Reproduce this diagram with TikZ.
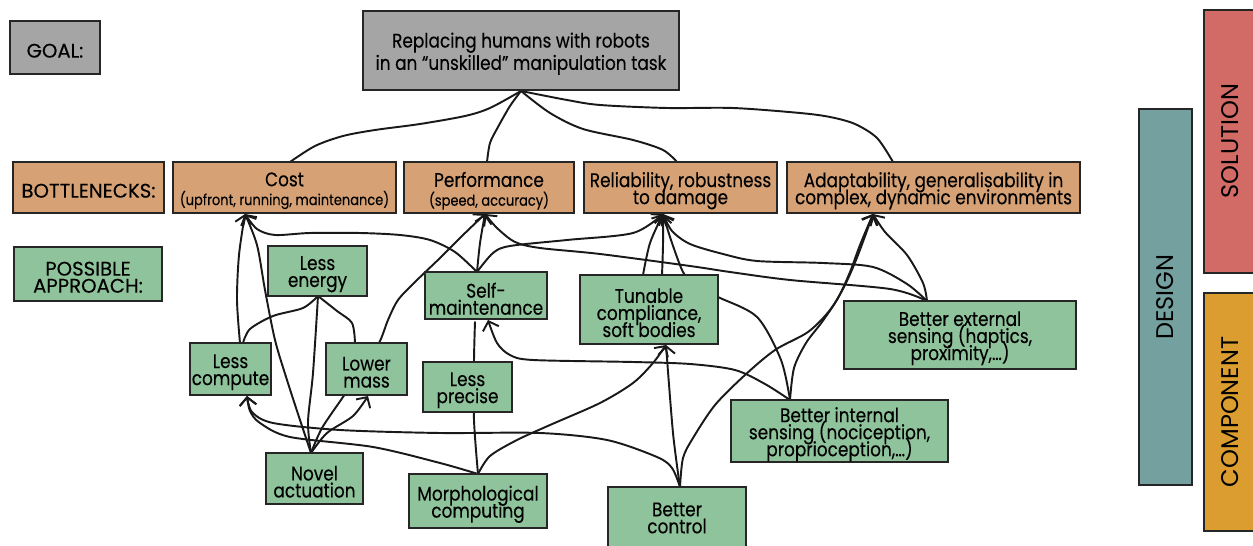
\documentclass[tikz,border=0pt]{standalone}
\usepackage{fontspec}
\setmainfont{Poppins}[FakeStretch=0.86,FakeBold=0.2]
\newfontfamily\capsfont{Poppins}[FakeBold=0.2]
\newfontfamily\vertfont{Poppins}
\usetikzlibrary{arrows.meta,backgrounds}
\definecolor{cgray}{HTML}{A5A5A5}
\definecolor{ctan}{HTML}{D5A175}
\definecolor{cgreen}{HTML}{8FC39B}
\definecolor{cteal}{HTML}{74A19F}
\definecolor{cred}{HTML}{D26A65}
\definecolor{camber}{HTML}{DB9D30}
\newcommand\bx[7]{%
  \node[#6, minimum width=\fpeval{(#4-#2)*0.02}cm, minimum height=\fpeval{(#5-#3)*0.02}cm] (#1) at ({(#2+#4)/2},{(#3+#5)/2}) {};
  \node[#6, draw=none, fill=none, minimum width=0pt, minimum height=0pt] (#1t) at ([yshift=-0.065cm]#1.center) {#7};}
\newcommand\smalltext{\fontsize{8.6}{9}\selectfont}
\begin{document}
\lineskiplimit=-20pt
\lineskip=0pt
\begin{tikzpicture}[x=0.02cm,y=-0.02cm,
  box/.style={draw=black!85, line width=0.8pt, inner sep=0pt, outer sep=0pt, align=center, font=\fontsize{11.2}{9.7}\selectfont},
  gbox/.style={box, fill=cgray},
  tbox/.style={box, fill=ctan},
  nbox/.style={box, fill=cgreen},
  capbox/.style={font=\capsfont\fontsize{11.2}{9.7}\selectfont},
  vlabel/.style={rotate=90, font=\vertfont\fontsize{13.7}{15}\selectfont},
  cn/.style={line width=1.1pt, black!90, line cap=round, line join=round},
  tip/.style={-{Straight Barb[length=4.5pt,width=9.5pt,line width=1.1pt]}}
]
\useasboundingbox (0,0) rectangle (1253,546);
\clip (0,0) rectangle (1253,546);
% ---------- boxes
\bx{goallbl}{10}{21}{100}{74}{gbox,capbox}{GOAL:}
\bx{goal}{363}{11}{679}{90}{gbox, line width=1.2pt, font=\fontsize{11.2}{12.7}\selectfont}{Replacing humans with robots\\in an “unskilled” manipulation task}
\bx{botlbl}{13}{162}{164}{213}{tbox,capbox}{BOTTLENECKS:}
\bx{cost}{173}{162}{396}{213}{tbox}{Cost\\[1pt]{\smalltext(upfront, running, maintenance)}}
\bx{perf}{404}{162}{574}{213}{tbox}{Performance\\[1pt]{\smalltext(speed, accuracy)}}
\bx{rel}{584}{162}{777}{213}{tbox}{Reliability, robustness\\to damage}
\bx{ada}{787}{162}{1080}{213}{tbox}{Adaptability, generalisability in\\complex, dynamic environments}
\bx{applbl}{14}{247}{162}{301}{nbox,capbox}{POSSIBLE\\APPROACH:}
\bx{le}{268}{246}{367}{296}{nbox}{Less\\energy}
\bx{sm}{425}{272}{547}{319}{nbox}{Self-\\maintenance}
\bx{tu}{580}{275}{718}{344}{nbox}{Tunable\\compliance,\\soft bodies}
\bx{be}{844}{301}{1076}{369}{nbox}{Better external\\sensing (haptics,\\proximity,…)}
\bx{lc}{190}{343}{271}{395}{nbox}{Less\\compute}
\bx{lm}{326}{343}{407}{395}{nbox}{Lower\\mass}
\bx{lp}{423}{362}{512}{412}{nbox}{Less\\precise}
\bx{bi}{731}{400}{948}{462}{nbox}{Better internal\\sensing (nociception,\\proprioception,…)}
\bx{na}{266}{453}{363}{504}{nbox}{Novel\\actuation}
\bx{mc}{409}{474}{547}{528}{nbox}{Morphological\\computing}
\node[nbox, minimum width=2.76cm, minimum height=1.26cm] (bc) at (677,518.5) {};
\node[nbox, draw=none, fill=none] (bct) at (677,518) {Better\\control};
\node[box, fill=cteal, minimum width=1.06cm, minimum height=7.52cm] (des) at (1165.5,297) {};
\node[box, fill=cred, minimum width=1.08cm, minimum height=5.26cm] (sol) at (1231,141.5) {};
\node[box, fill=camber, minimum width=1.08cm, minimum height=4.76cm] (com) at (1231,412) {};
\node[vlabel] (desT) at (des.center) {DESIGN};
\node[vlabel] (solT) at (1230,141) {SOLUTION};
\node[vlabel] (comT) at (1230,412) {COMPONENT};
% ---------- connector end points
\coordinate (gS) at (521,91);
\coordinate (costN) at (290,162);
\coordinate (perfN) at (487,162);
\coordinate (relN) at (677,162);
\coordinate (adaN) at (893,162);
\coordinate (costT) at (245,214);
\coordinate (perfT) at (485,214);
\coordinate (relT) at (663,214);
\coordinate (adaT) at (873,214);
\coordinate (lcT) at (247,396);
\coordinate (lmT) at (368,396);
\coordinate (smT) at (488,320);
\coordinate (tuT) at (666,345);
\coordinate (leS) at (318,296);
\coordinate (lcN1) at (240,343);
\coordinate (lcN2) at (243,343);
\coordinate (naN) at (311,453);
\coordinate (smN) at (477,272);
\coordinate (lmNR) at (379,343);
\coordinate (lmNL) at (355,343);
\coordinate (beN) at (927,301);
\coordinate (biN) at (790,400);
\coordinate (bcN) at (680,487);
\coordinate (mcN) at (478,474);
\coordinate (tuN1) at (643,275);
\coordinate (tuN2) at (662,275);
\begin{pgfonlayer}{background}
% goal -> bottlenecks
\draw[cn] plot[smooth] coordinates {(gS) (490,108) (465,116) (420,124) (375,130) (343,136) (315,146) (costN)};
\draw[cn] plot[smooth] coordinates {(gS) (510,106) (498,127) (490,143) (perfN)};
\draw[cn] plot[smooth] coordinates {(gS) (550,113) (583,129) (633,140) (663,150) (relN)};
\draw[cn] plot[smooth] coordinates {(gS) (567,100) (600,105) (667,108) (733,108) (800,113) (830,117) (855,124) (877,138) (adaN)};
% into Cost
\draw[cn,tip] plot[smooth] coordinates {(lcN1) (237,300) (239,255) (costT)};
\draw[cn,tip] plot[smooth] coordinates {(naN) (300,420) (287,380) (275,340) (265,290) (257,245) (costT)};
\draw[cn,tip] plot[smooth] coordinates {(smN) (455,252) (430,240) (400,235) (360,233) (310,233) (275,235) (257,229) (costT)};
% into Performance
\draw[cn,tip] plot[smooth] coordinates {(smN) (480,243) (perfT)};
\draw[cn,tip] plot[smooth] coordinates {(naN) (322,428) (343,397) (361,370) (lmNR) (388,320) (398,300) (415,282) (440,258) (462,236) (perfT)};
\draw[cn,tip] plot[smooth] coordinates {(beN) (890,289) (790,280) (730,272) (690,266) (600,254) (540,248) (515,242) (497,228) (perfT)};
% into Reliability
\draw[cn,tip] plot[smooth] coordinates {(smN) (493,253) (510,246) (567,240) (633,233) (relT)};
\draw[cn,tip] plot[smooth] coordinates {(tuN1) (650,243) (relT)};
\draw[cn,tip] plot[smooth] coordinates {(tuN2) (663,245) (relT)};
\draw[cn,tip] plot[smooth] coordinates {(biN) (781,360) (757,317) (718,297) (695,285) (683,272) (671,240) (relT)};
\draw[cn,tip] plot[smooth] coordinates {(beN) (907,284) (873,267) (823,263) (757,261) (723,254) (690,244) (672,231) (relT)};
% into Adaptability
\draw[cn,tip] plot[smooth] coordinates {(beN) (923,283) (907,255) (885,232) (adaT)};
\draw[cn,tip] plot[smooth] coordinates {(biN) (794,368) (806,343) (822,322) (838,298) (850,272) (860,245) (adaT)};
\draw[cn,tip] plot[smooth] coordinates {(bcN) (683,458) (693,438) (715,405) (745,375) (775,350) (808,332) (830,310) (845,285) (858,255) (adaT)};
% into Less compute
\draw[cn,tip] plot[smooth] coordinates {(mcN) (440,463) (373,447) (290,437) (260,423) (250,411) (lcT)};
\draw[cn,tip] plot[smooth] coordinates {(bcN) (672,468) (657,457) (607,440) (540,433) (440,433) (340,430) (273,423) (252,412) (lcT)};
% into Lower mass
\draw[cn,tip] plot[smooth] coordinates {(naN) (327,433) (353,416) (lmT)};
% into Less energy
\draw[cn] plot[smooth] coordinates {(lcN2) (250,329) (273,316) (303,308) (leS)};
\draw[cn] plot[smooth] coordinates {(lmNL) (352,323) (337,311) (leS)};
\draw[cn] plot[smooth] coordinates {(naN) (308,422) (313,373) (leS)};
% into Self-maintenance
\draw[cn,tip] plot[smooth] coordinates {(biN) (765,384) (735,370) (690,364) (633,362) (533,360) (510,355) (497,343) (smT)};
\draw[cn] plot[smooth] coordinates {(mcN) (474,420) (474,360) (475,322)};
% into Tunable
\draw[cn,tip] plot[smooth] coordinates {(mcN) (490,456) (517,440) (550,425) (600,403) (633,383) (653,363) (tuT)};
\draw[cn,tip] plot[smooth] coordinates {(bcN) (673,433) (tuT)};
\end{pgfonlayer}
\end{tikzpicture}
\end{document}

───

### Request
Copy out all lines that carry the word "with".

### Completed task
Reproduce this diagram with TikZ.
\bx{goal}{363}{11}{679}{90}{gbox, line width=1.2pt, font=\fontsize{11.2}{12.7}\selectfont}{Replacing humans with robots\\in an “unskilled” manipulation task}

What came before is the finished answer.